STORED DATA:

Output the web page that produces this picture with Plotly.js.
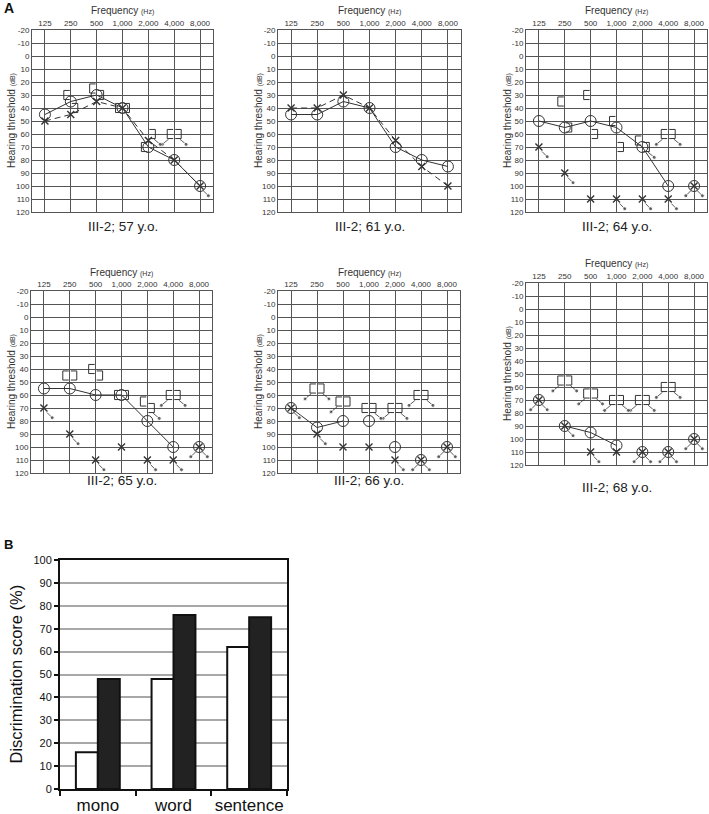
<!DOCTYPE html>
<html>
<head>
<meta charset="utf-8">
<script src="https://cdn.plot.ly/plotly-3.0.1.min.js"></script>
<style>
  html, body { margin: 0; padding: 0; background: #fff; }
  #chart { width: 709px; height: 814px; }
</style>
</head>
<body>
<div id="chart"></div>
<script>
(function () {
    'use strict';

    // ---- data -------------------------------------------------------------
    var FREQS = ['125', '250', '500', '1,000', '2,000', '4,000', '8,000'];
    var DB_TICKS = ['-20', '-10', '0', '10', '20', '30', '40', '50', '60', '70', '80', '90', '100', '110', '120'];
    var AGES = [57, 61, 64, 65, 66, 68];

    // right ear, air conduction (O)
    var RIGHT_AIR = [
        [45, 35, 30, 40, 70, 80, 100],
        [45, 45, 35, 40, 70, 80, 85],
        [50, 55, 50, 55, 70, 100, 100],
        [55, 55, 60, 60, 80, 100, 100],
        [70, 85, 80, 80, 100, 110, 100],
        [70, 90, 95, 105, 110, 110, 100]
    ];
    // solid line joining the O marks (null = break)
    var RIGHT_LINE = [
        [45, 35, 30, 40, 70, 80, 100],
        [45, 45, 35, 40, 70, 80, 85],
        [50, 55, 50, 55, 70, 100, null],
        [55, 55, 60, 60, 80, 100, null],
        [70, 85, 80, null, null, null, null],
        [null, 90, 95, 105, null, null, null]
    ];
    var RIGHT_AIR_NR = [
        [0, 0, 0, 0, 0, 0, 0],
        [0, 0, 0, 0, 0, 0, 0],
        [0, 0, 0, 0, 0, 0, 1],
        [0, 0, 0, 0, 0, 0, 1],
        [0, 0, 0, 0, 0, 1, 1],
        [1, 0, 0, 0, 1, 1, 1]
    ];

    // left ear, air conduction (X)
    var LEFT_AIR = [
        [50, 45, 35, 40, 65, 80, 100],
        [40, 40, 30, 40, 65, 85, 100],
        [70, 90, 110, 110, 110, 110, 100],
        [70, 90, 110, 100, 110, 110, 100],
        [70, 90, 100, 100, 110, 110, 100],
        [70, 90, 110, 110, 110, 110, 100]
    ];
    // dashed line joining the X marks
    var LEFT_LINE = [
        [50, 45, 35, 40, 65, 80, 100],
        [40, 40, 30, 40, 65, 85, 100],
        [null, null, null, null, null, null, null],
        [null, null, null, null, null, null, null],
        [null, null, null, null, null, null, null],
        [null, null, null, null, null, null, null]
    ];
    var LEFT_AIR_NR = [
        [0, 0, 0, 0, 0, 0, 1],
        [0, 0, 0, 0, 0, 0, 0],
        [1, 1, 0, 1, 1, 1, 1],
        [1, 1, 1, 0, 1, 1, 1],
        [1, 1, 0, 0, 1, 1, 1],
        [1, 1, 1, 0, 1, 1, 1]
    ];

    // masked bone conduction: right "[" and left "]"
    var RIGHT_BONE = [
        [null, 30, 25, 40, 70, 60, null],
        [null, null, null, null, null, null, null],
        [null, 35, 30, 50, 65, 60, null],
        [null, 45, 40, 60, 65, 60, null],
        [null, 55, 65, 70, 70, 60, null],
        [null, 55, 65, 70, 70, 60, null]
    ];
    var RIGHT_BONE_NR = [
        [0, 0, 0, 0, 0, 1, 0],
        [0, 0, 0, 0, 0, 0, 0],
        [0, 0, 0, 0, 0, 1, 0],
        [0, 0, 0, 0, 0, 1, 0],
        [0, 1, 1, 0, 1, 1, 0],
        [0, 1, 1, 1, 1, 1, 0]
    ];
    var LEFT_BONE = [
        [null, 40, 30, 40, 60, 60, null],
        [null, null, null, null, null, null, null],
        [null, 55, 60, 70, 70, 60, null],
        [null, 45, 45, 60, 70, 60, null],
        [null, 55, 65, 70, 70, 60, null],
        [null, 55, 65, 70, 70, 60, null]
    ];
    var LEFT_BONE_NR = [
        [0, 0, 0, 0, 1, 1, 0],
        [0, 0, 0, 0, 0, 0, 0],
        [0, 0, 0, 0, 1, 1, 0],
        [0, 0, 0, 0, 1, 1, 0],
        [0, 1, 0, 1, 1, 1, 0],
        [0, 1, 1, 1, 1, 1, 0]
    ];

    // panel B
    var TESTS = ['mono', 'word', 'sentence'];
    var SCORE_OPEN = [16, 48, 62];
    var SCORE_FILLED = [48, 76, 75];

    // ---- geometry (pixels in the 709x814 page) ----------------------------
    var W = 709, H = 814;
    var INK = '#333';
    var FONT = 'Liberation Sans, Arial, sans-serif';
    var PANELS = [
        { x0: 32, x1: 213, y0: 30, y1: 212, freqY: 10, capY: 226, titleX: 11 },
        { x0: 278, x1: 461, y0: 30, y1: 212, freqY: 10, capY: 226, titleX: 258 },
        { x0: 526, x1: 707, y0: 30, y1: 212, freqY: 10, capY: 226, titleX: 507 },
        { x0: 31, x1: 212, y0: 291, y1: 473, freqY: 272, capY: 480, titleX: 11 },
        { x0: 278, x1: 460, y0: 291, y1: 473, freqY: 272, capY: 480, titleX: 258 },
        { x0: 526, x1: 707, y0: 283, y1: 465, freqY: 263, capY: 488, titleX: 507 }
    ];
    var BAR = { x0: 60, x1: 287, y0: 560, y1: 789 };

    function px(x) { return x / W; }
    function py(y) { return 1 - y / H; }
    function idx() { return FREQS.map(function (_, i) { return i; }); }

    // short "no response" arrows hanging off a symbol
    function arrows(vals, flags, dir, a, b) {
        var xs = [], ys = [], sz = [];
        vals.forEach(function (v, i) {
            if (v == null || !flags[i]) return;
            xs.push(i + dir * a[0], i + dir * b[0], null);
            ys.push(v + a[1], v + b[1], null);
            sz.push(0, 4, 0);
        });
        return { x: xs, y: ys, size: sz };
    }

    // bracket outline "[" (dir -1) or "]" (dir +1) beside the frequency line
    function brackets(vals, dir) {
        var xs = [], ys = [];
        var inner = 0.04, outer = 0.27, half = 3.5;
        vals.forEach(function (v, i) {
            if (v == null) return;
            xs.push(i + dir * inner, i + dir * outer, i + dir * outer, i + dir * inner, null);
            ys.push(v - half, v - half, v + half, v + half, null);
        });
        return { x: xs, y: ys };
    }

    var AIR_A = [0.12, 3.5], AIR_B = [0.32, 7.5];
    var BONE_A = [0.22, 4], BONE_B = [0.46, 8];

    var traces = [], layout = {
        width: W, height: H, margin: { l: 0, r: 0, t: 0, b: 0 },
        paper_bgcolor: '#fff', plot_bgcolor: '#fff',
        showlegend: false, font: { family: FONT, color: INK },
        annotations: [], barmode: 'group', bargap: 0.42, bargroupgap: 0
    };

    PANELS.forEach(function (p, k) {
        var n = k + 1, xa = 'x' + n, ya = 'y' + n;
        var X = idx();

        function add(t) { t.xaxis = xa; t.yaxis = ya; t.hoverinfo = 'skip'; traces.push(t); }

        add({ type: 'scatter', mode: 'lines', x: X, y: RIGHT_LINE[k],
              line: { color: INK, width: 1 }, connectgaps: false });
        add({ type: 'scatter', mode: 'lines', x: X, y: LEFT_LINE[k],
              line: { color: INK, width: 1, dash: '6px,4px' }, connectgaps: false });

        [[RIGHT_BONE[k], -1], [LEFT_BONE[k], 1]].forEach(function (s) {
            var b = brackets(s[0], s[1]);
            add({ type: 'scatter', mode: 'lines', x: b.x, y: b.y,
                  line: { color: INK, width: 1 } });
        });

        [[RIGHT_AIR_NR, RIGHT_AIR, -1, AIR_A, AIR_B], [LEFT_AIR_NR, LEFT_AIR, 1, AIR_A, AIR_B],
         [RIGHT_BONE_NR, RIGHT_BONE, -1, BONE_A, BONE_B], [LEFT_BONE_NR, LEFT_BONE, 1, BONE_A, BONE_B]]
            .forEach(function (s) {
                var a = arrows(s[1][k], s[0][k], s[2], s[3], s[4]);
                add({ type: 'scatter', mode: 'lines+markers', x: a.x, y: a.y,
                      line: { color: INK, width: 0.8 },
                      marker: { symbol: 'circle', color: INK, size: a.size } });
            });

        add({ type: 'scatter', mode: 'markers', x: X, y: RIGHT_AIR[k],
              marker: { symbol: 'circle-open', size: 11, color: INK, line: { width: 1, color: INK } } });
        add({ type: 'scatter', mode: 'markers', x: X, y: LEFT_AIR[k],
              marker: { symbol: 'x-thin-open', size: 7, color: INK, line: { width: 1.4, color: INK } } });

        var yt = DB_TICKS.map(Number);

        layout['xaxis' + n] = {
            domain: [px(p.x0), px(p.x1)], anchor: ya, side: 'top',
            range: [-0.5, 6.5], tickvals: X, ticktext: FREQS, ticks: '', tickangle: 0,
            showgrid: true, gridcolor: '#555', gridwidth: 1, zeroline: false,
            showline: true, mirror: true, linecolor: '#555', linewidth: 1,
            tickfont: { family: FONT, size: 8, color: INK }, fixedrange: true
        };
        layout['yaxis' + n] = {
            domain: [py(p.y1), py(p.y0)], anchor: xa,
            range: [120, -20], tickvals: yt, ticktext: DB_TICKS, ticks: '',
            showgrid: true, gridcolor: '#555', gridwidth: 1, zeroline: false,
            showline: true, mirror: true, linecolor: '#555', linewidth: 1,
            tickfont: { family: FONT, size: 8, color: INK }, fixedrange: true
        };

        layout.annotations.push({
            xref: 'paper', yref: 'paper', x: px((p.x0 + p.x1) / 2), y: py(p.freqY),
            xanchor: 'center', yanchor: 'middle', showarrow: false,
            text: 'Frequency <span style="font-size:7px">(Hz)</span>',
            font: { family: FONT, size: 10, color: INK }
        });
        layout.annotations.push({
            xref: 'paper', yref: 'paper', x: px(p.titleX), y: py((p.y0 + p.y1) / 2),
            xanchor: 'center', yanchor: 'middle', showarrow: false, textangle: -90,
            text: 'Hearing threshold <span style="font-size:7px">(dB)</span>',
            font: { family: FONT, size: 10, color: INK }
        });
        layout.annotations.push({
            xref: 'paper', yref: 'paper', x: px((p.x0 + p.x1) / 2), y: py(p.capY),
            xanchor: 'center', yanchor: 'middle', showarrow: false,
            text: 'III-2; ' + AGES[k] + ' y.o.',
            font: { family: FONT, size: 13.5, color: '#222' }
        });
    });

    // ---- panel B ----------------------------------------------------------
    traces.push({
        type: 'bar', x: TESTS, y: SCORE_OPEN, xaxis: 'x7', yaxis: 'y7', hoverinfo: 'skip',
        marker: { color: '#fff', line: { color: '#111', width: 2 } }
    });
    traces.push({
        type: 'bar', x: TESTS, y: SCORE_FILLED, xaxis: 'x7', yaxis: 'y7', hoverinfo: 'skip',
        marker: { color: '#222', line: { color: '#111', width: 2 } }
    });
    layout.xaxis7 = {
        domain: [px(BAR.x0), px(BAR.x1)], anchor: 'y7', type: 'category', tickangle: 0,
        tickson: 'boundaries', ticks: 'outside', ticklen: 5, tickwidth: 2, tickcolor: '#111',
        showline: true, mirror: true, linecolor: '#111', linewidth: 2, showgrid: false,
        tickfont: { family: FONT, size: 17, color: '#111' }, fixedrange: true
    };
    layout.yaxis7 = {
        domain: [py(BAR.y1), py(BAR.y0)], anchor: 'x7', range: [0, 100], dtick: 10,
        ticks: 'outside', ticklen: 4, tickwidth: 2, tickcolor: '#111',
        showline: true, mirror: true, linecolor: '#111', linewidth: 2,
        showgrid: true, gridcolor: '#a8a8a8', gridwidth: 2, zeroline: false,
        tickfont: { family: FONT, size: 11, color: '#111' }, fixedrange: true
    };
    layout.annotations.push({
        xref: 'paper', yref: 'paper', x: px(15), y: py((BAR.y0 + BAR.y1) / 2),
        xanchor: 'center', yanchor: 'middle', showarrow: false, textangle: -90,
        text: 'Discrimination score (%)', font: { family: FONT, size: 16.5, color: '#111' }
    });

    // panel letters
    layout.annotations.push({
        xref: 'paper', yref: 'paper', x: px(2), y: py(8), xanchor: 'left', yanchor: 'middle',
        showarrow: false, text: '<b>A</b>', font: { family: FONT, size: 14, color: '#111' }
    });
    layout.annotations.push({
        xref: 'paper', yref: 'paper', x: px(2), y: py(544), xanchor: 'left', yanchor: 'middle',
        showarrow: false, text: '<b>B</b>', font: { family: FONT, size: 13, color: '#111' }
    });

    Plotly.newPlot('chart', traces, layout, { staticPlot: true, displayModeBar: false });
})();
</script>
</body>
</html>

INSTRUCTIONS TO FOLLOW: Repeat exactly and only the lines from the start of the data above through the line that holds "var AGES = [57, 61, 64, 65, 66, 68];", inclusive. Pictures do not belong in the copy.

WRITTEN RESPONSE:
Output the web page that produces this picture with Plotly.js.
<!DOCTYPE html>
<html>
<head>
<meta charset="utf-8">
<script src="https://cdn.plot.ly/plotly-3.0.1.min.js"></script>
<style>
  html, body { margin: 0; padding: 0; background: #fff; }
  #chart { width: 709px; height: 814px; }
</style>
</head>
<body>
<div id="chart"></div>
<script>
(function () {
    'use strict';

    // ---- data -------------------------------------------------------------
    var FREQS = ['125', '250', '500', '1,000', '2,000', '4,000', '8,000'];
    var DB_TICKS = ['-20', '-10', '0', '10', '20', '30', '40', '50', '60', '70', '80', '90', '100', '110', '120'];
    var AGES = [57, 61, 64, 65, 66, 68];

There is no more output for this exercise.